What to produce. Once the pictures are set aside, transcribe the remaining data exactly.

** Begin **

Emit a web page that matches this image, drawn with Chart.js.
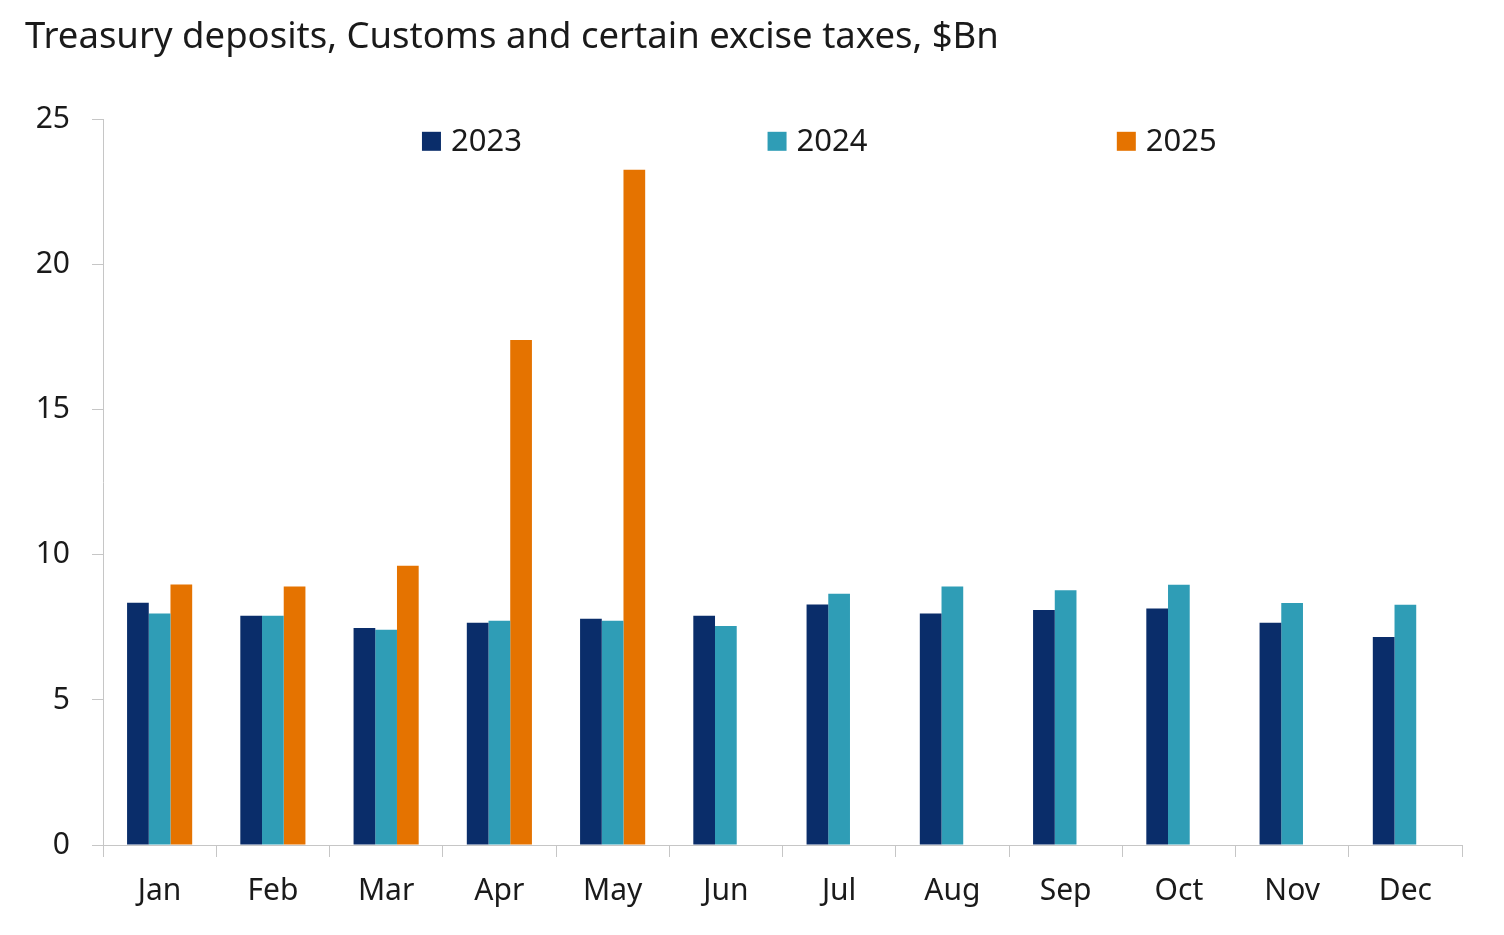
<!DOCTYPE html>
<html>
<head>
<meta charset="utf-8">
<script src="https://cdn.jsdelivr.net/npm/chart.js@4.4.1/dist/chart.umd.min.js"></script>
<style>
  html, body { margin: 0; padding: 0; background: #fff; }
  #wrap { width: 1504px; height: 935px; }
</style>
</head>
<body>
<div id="wrap"><canvas class="bar-chart"></canvas></div>
<script>
// values, $Bn
const months = ["Jan", "Feb", "Mar", "Apr", "May", "Jun", "Jul", "Aug", "Sep", "Oct", "Nov", "Dec"];
const years = ["2023", "2024", "2025"];
const deposits2023 = [8.35, 7.90, 7.48, 7.66, 7.80, 7.90, 8.29, 7.98, 8.10, 8.15, 7.66, 7.17];
const deposits2024 = [7.98, 7.90, 7.42, 7.73, 7.73, 7.55, 8.66, 8.91, 8.78, 8.97, 8.34, 8.28];
const deposits2025 = [8.98, 8.91, 9.63, 17.41, 23.28, null, null, null, null, null, null, null];
const yTicks = [0, 5, 10, 15, 20, 25];

const FONT = "'Noto Sans', 'Open Sans', sans-serif";
const TEXT = '#1a1a1a';
const AXIS = '#c6c6c6';

// legend drawn over the plot, like the original
const insideLegend = {
    id: 'insideLegend',
    afterDraw(chart) {
        const ctx = chart.ctx;
        const area = chart.chartArea;
        const spots = [0.2347, 0.489, 0.746];
        ctx.save();
        ctx.font = '31px ' + FONT;
        ctx.textBaseline = 'middle';
        chart.data.datasets.forEach((ds, i) => {
            const x = area.left + spots[i] * (area.right - area.left);
            const y = area.top + 21;
            ctx.fillStyle = ds.backgroundColor;
            ctx.fillRect(x, y - 9, 19, 19);
            ctx.fillStyle = TEXT;
            ctx.fillText(ds.label, x + 29, y + 1);
        });
        ctx.restore();
    }
};

document.addEventListener('DOMContentLoaded', function () {
    const canvas = document.querySelector(".bar-chart");
    if (!canvas) {
        console.error("Canvas element with class 'bar-chart' not found.");
        return;
    }
    new Chart(canvas.getContext("2d"), {
        type: "bar",
        data: {
            labels: months,
            datasets: [
                { label: years[0], data: deposits2023, backgroundColor: "#0a2d6a" },
                { label: years[1], data: deposits2024, backgroundColor: "#2f9db6" },
                { label: years[2], data: deposits2025, backgroundColor: "#e57300" }
            ]
        },
        options: {
            responsive: true,
            maintainAspectRatio: false,
            animation: false,
            datasets: {
                bar: { categoryPercentage: 0.575, barPercentage: 1.0, borderWidth: 0 }
            },
            layout: { padding: { left: 25, right: 42, top: 0, bottom: 0 } },
            plugins: {
                legend: { display: false },
                tooltip: { enabled: false },
                title: {
                    display: true,
                    text: 'Treasury deposits, Customs and certain excise taxes, $Bn',
                    align: 'start',
                    color: TEXT,
                    font: { family: FONT, size: 36.5, weight: 'normal' },
                    padding: { top: 16, bottom: 60 }
                }
            },
            scales: {
                x: {
                    grid: {
                        offset: true,
                        drawOnChartArea: false,
                        tickLength: 12,
                        color: AXIS
                    },
                    border: { color: AXIS },
                    ticks: {
                        color: TEXT,
                        padding: 16,
                        font: { family: FONT, size: 30 }
                    },
                    afterFit(scale) { scale.height = 90; }
                },
                y: {
                    min: 0,
                    max: 25,
                    afterBuildTicks(scale) { scale.ticks = yTicks.map(v => ({ value: v })); },
                    grid: {
                        drawOnChartArea: false,
                        tickLength: 11,
                        color: AXIS
                    },
                    border: { color: AXIS },
                    ticks: {
                        color: TEXT,
                        padding: 22,
                        font: { family: FONT, size: 30 }
                    },
                    afterFit(scale) { scale.width = 78; }
                }
            }
        },
        plugins: [insideLegend]
    });
});
</script>
</body>
</html>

** End **

Exercise result.
Emit a web page that matches this image, drawn with Chart.js.
<!DOCTYPE html>
<html>
<head>
<meta charset="utf-8">
<script src="https://cdn.jsdelivr.net/npm/chart.js@4.4.1/dist/chart.umd.min.js"></script>
<style>
  html, body { margin: 0; padding: 0; background: #fff; }
  #wrap { width: 1504px; height: 935px; }
</style>
</head>
<body>
<div id="wrap"><canvas class="bar-chart"></canvas></div>
<script>
// values, $Bn
const months = ["Jan", "Feb", "Mar", "Apr", "May", "Jun", "Jul", "Aug", "Sep", "Oct", "Nov", "Dec"];
const years = ["2023", "2024", "2025"];
const deposits2023 = [8.35, 7.90, 7.48, 7.66, 7.80, 7.90, 8.29, 7.98, 8.10, 8.15, 7.66, 7.17];
const deposits2024 = [7.98, 7.90, 7.42, 7.73, 7.73, 7.55, 8.66, 8.91, 8.78, 8.97, 8.34, 8.28];
const deposits2025 = [8.98, 8.91, 9.63, 17.41, 23.28, null, null, null, null, null, null, null];
const yTicks = [0, 5, 10, 15, 20, 25];

const FONT = "'Noto Sans', 'Open Sans', sans-serif";
const TEXT = '#1a1a1a';
const AXIS = '#c6c6c6';

// legend drawn over the plot, like the original
const insideLegend = {
    id: 'insideLegend',
    afterDraw(chart) {
        const ctx = chart.ctx;
        const area = chart.chartArea;
        const spots = [0.2347, 0.489, 0.746];
        ctx.save();
        ctx.font = '31px ' + FONT;
        ctx.textBaseline = 'middle';
        chart.data.datasets.forEach((ds, i) => {
            const x = area.left + spots[i] * (area.right - area.left);
            const y = area.top + 21;
            ctx.fillStyle = ds.backgroundColor;
            ctx.fillRect(x, y - 9, 19, 19);
            ctx.fillStyle = TEXT;
            ctx.fillText(ds.label, x + 29, y + 1);
        });
        ctx.restore();
    }
};

document.addEventListener('DOMContentLoaded', function () {
    const canvas = document.querySelector(".bar-chart");
    if (!canvas) {
        console.error("Canvas element with class 'bar-chart' not found.");
        return;
    }
    new Chart(canvas.getContext("2d"), {
        type: "bar",
        data: {
            labels: months,
            datasets: [
                { label: years[0], data: deposits2023, backgroundColor: "#0a2d6a" },
                { label: years[1], data: deposits2024, backgroundColor: "#2f9db6" },
                { label: years[2], data: deposits2025, backgroundColor: "#e57300" }
            ]
        },
        options: {
            responsive: true,
            maintainAspectRatio: false,
            animation: false,
            datasets: {
                bar: { categoryPercentage: 0.575, barPercentage: 1.0, borderWidth: 0 }
            },
            layout: { padding: { left: 25, right: 42, top: 0, bottom: 0 } },
            plugins: {
                legend: { display: false },
                tooltip: { enabled: false },
                title: {
                    display: true,
                    text: 'Treasury deposits, Customs and certain excise taxes, $Bn',
                    align: 'start',
                    color: TEXT,
                    font: { family: FONT, size: 36.5, weight: 'normal' },
                    padding: { top: 16, bottom: 60 }
                }
            },
            scales: {
                x: {
                    grid: {
                        offset: true,
                        drawOnChartArea: false,
                        tickLength: 12,
                        color: AXIS
                    },
                    border: { color: AXIS },
                    ticks: {
                        color: TEXT,
                        padding: 16,
                        font: { family: FONT, size: 30 }
                    },
                    afterFit(scale) { scale.height = 90; }
                },
                y: {
                    min: 0,
                    max: 25,
                    afterBuildTicks(scale) { scale.ticks = yTicks.map(v => ({ value: v })); },
                    grid: {
                        drawOnChartArea: false,
                        tickLength: 11,
                        color: AXIS
                    },
                    border: { color: AXIS },
                    ticks: {
                        color: TEXT,
                        padding: 22,
                        font: { family: FONT, size: 30 }
                    },
                    afterFit(scale) { scale.width = 78; }
                }
            }
        },
        plugins: [insideLegend]
    });
});
</script>
</body>
</html>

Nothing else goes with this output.